Changing seasons also means a shift in the type of food your family will be eating, so spring is the perfect time to clear the pantry and make more room for fresh, healthy ingredients! If food is expired, toss it, and if you don’t want the food you find on the back shelves, donate it to a local food pantry.
Walls, Windows, and Floors
Part of spring cleaning is taking advantage of the warm weather by getting your windows and kitchen interior ready for fresh breezes and sunlight. Giving all of your kitchen windows, walls, and flooring a scrub can go a long way in how clean the room feels, and each area requires unique attention:
- Walls: Vacuum down the walls to remove dust, and give them a good washing with warm, soapy water. Some stains may require harder scrubbing, but start in a small area to ensure it doesn’t damage the paint.
- Flooring: Laminate and tile flooring should be mopped with a gentle cleaner, and grout-specific cleaners are also available for tile. However, hardwood floors require special cleaners based upon the finish and type of wood used.
- Windows: Spring is the perfect time to clean your windows—inside and out. Wash both sides of the glass and clean out any debris within the screens to get the best view of the outdoors. It’s also a good time to check for any damage from winter’s freezing temperatures and ice!

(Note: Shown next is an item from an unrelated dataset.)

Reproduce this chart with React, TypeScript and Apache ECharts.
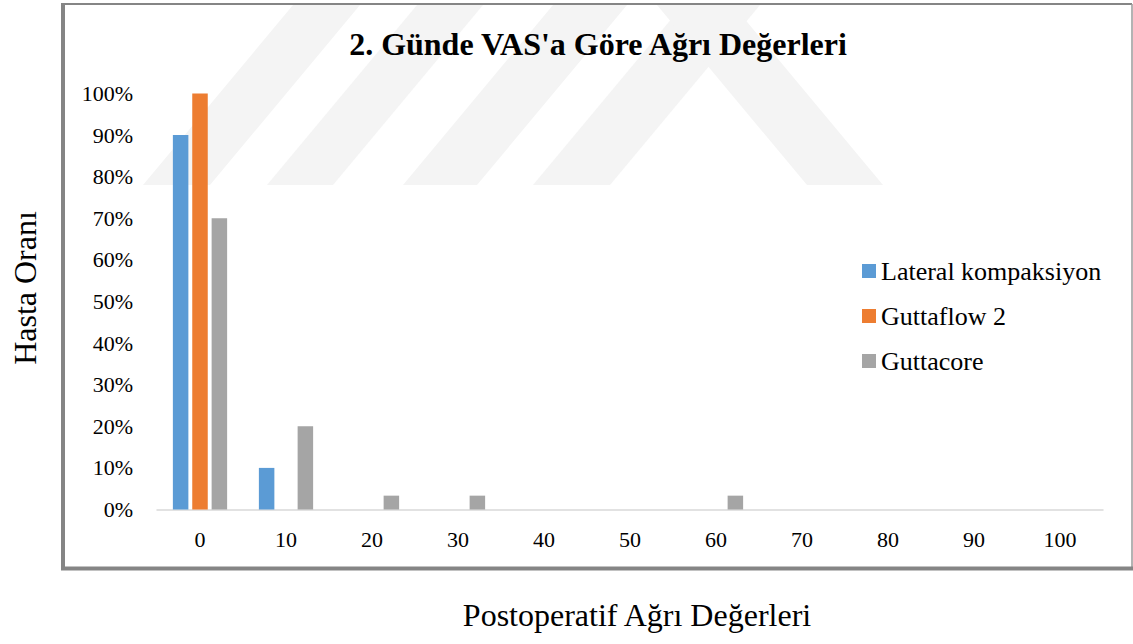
import React, { useEffect, useRef } from "react";
import * as echarts from "echarts";

const categories = ["0", "10", "20", "30", "40", "50", "60", "70", "80", "90", "100"];
const lateralKompaksiyon = [0.9, 0.1, 0, 0, 0, 0, 0, 0, 0, 0, 0];
const guttaflow2 = [1.0, 0, 0, 0, 0, 0, 0, 0, 0, 0, 0];
const guttacore = [0.7, 0.2, 0.0333, 0.0333, 0, 0, 0.0333, 0, 0, 0, 0];
const seriesNames = ["Lateral kompaksiyon", "Guttaflow 2", "Guttacore"];
const colors = ["#5B9BD5", "#ED7D31", "#A5A5A5"];
const chartTitle = "2. Günde VAS'a Göre Ağrı Değerleri";
const yTitle = "Hasta Oranı";
const xTitle = "Postoperatif Ağrı Değerleri";

const FONT = "Liberation Serif";

// faint background watermark bands
const wm = "#f4f4f4";
const watermark = [
  [[143, 185], [210, 185], [360, 5], [293, 5]],
  [[267, 185], [333, 185], [483, 5], [417, 5]],
  [[403, 185], [477, 185], [627, 5], [553, 5]],
  [[533, 185], [610, 185], [760, 5], [683, 5]],
  [[807, 185], [883, 185], [733, 5], [657, 5]],
];

export default function App() {
  const ref = useRef<HTMLDivElement>(null);
  useEffect(() => {
    if (!ref.current) return;
    const chart = echarts.init(ref.current, null, { renderer: "svg" });
    const frameColor = "#858585";
    const graphics: any[] = [
      ...watermark.map((pts) => ({
        type: "polygon",
        z: -10,
        silent: true,
        shape: { points: pts },
        style: { fill: wm },
      })),
      { type: "line", z: 10, shape: { x1: 62, y1: 4, x2: 1132, y2: 4 }, style: { stroke: frameColor, lineWidth: 2 } },
      { type: "line", z: 10, shape: { x1: 1132, y1: 4, x2: 1132, y2: 567 }, style: { stroke: "#9a9a9a", lineWidth: 1.5 } },
      { type: "line", z: 10, shape: { x1: 63, y1: 3, x2: 63, y2: 570 }, style: { stroke: frameColor, lineWidth: 4 } },
      { type: "line", z: 10, shape: { x1: 61, y1: 568.5, x2: 1133, y2: 568.5 }, style: { stroke: frameColor, lineWidth: 4 } },
      {
        type: "text",
        x: 25,
        y: 288,
        rotation: Math.PI / 2,
        style: {
          text: yTitle,
          fontFamily: FONT,
          fontSize: 32,
          fill: "#000",
          textAlign: "center",
          textVerticalAlign: "middle",
        },
      },
      {
        type: "text",
        x: 637,
        y: 615,
        style: {
          text: xTitle,
          fontFamily: FONT,
          fontSize: 32,
          fill: "#000",
          textAlign: "center",
          textVerticalAlign: "middle",
        },
      },
    ];
    const data = [lateralKompaksiyon, guttaflow2, guttacore];
    chart.setOption({
      animation: false,
      backgroundColor: "#fff",
      textStyle: { fontFamily: FONT },
      title: {
        text: chartTitle,
        left: 593,
        top: 23,
        textAlign: "center",
        textStyle: { fontFamily: FONT, fontSize: 32, fontWeight: "bold", color: "#000" },
      },
      legend: {
        orient: "vertical",
        left: 857,
        top: 253,
        itemWidth: 14,
        itemHeight: 14,
        itemGap: 19,
        icon: "rect",
        data: seriesNames,
        textStyle: { fontFamily: FONT, fontSize: 26, color: "#000" },
      },
      grid: { left: 157, right: 30, top: 93.5, bottom: 134.5, containLabel: false },
      xAxis: {
        type: "category",
        data: categories,
        axisLine: { lineStyle: { color: "#D9D9D9", width: 1.5 } },
        axisTick: { show: false },
        axisLabel: { fontFamily: FONT, fontSize: 22, color: "#000", margin: 19 },
      },
      yAxis: {
        type: "value",
        min: 0,
        max: 1,
        interval: 0.1,
        axisLine: { show: false },
        axisTick: { show: false },
        splitLine: { show: false },
        axisLabel: {
          fontFamily: FONT,
          fontSize: 22,
          color: "#000",
          margin: 24,
          formatter: (v: number) => Math.round(v * 100) + "%",
        },
      },
      graphic: graphics,
      series: seriesNames.map((name, i) => ({
        name,
        type: "bar",
        data: data[i],
        barWidth: 15.5,
        barGap: "25%",
        itemStyle: { color: colors[i] },
      })),
    });
    return () => chart.dispose();
  }, []);
  return (
    <div
      ref={ref}
      style={{ position: "absolute", left: 0, top: 0, width: 1133, height: 644 }}
    />
  );
}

Getting the Most out of Your Kitchen Spring Cleaning Project
Spring is a time for renewal, and there’s no better way to jump start the season than getting your home back to a fresh, clean state. While warm weather will bring your family outdoors more often, the kitchen is still used nearly every day, so it’s a great time of year to get to the deep cleaning you’ve been putting off since the holidays.
In order to get the most out of your spring cleaning project, start with a plan, break your to-do list, and make sure you accomplish one task before moving on. Seasonal scrubbing of appliances is good practice to extend their lifetime, but spring cleaning also gives you a clean slate to work from when keeping up with daily cleaning during the busy summer months to come.